See the Bioscape Data Sources document for more information about the structure of data sources.

Adding New Word Lists for Searching

New lists of words which shall be searched as part of finding contextual information can be added as follows:

  1. Define a list of words in the Resources subdirectory of the bioscape.sources.bioentities package.
  2. Write a database template to import the data into the appropriate tables. For example, in the bioscape/sql/bioentities directory:
      import-adjectives-pgsql.sql.in
    This will make the new search terms available.
  3. The search result type can then be added as described above.

Database Constants

Some constant values stored in the database are referenced explicitly in various parts of the software.
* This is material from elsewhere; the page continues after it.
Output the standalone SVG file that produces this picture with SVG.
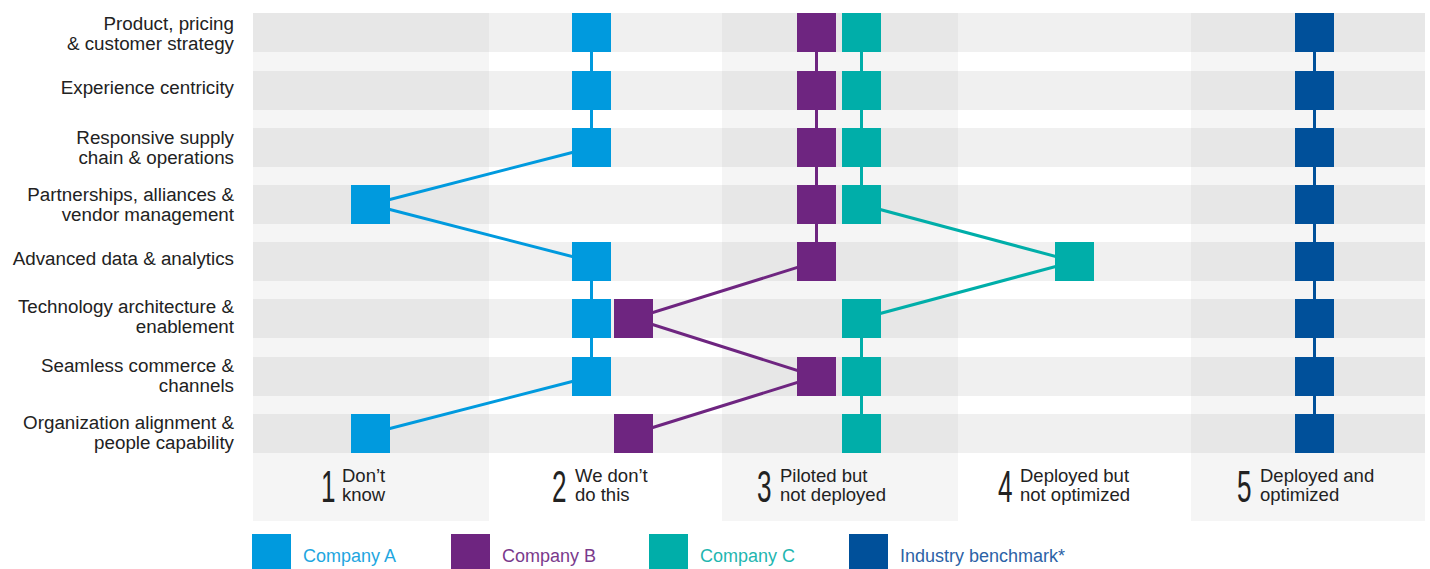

For such values, it is most convenient to define them in the bioscape.constants module and to reference them in the database templates used to initialise and populate the database.

Other kinds of values may not be referenced in the source code in this way, and may also belong to data sets which may change over time (thus being only the initial values in a data set, rather than true constants). Such values should instead be defined in files which are used to import data into the database.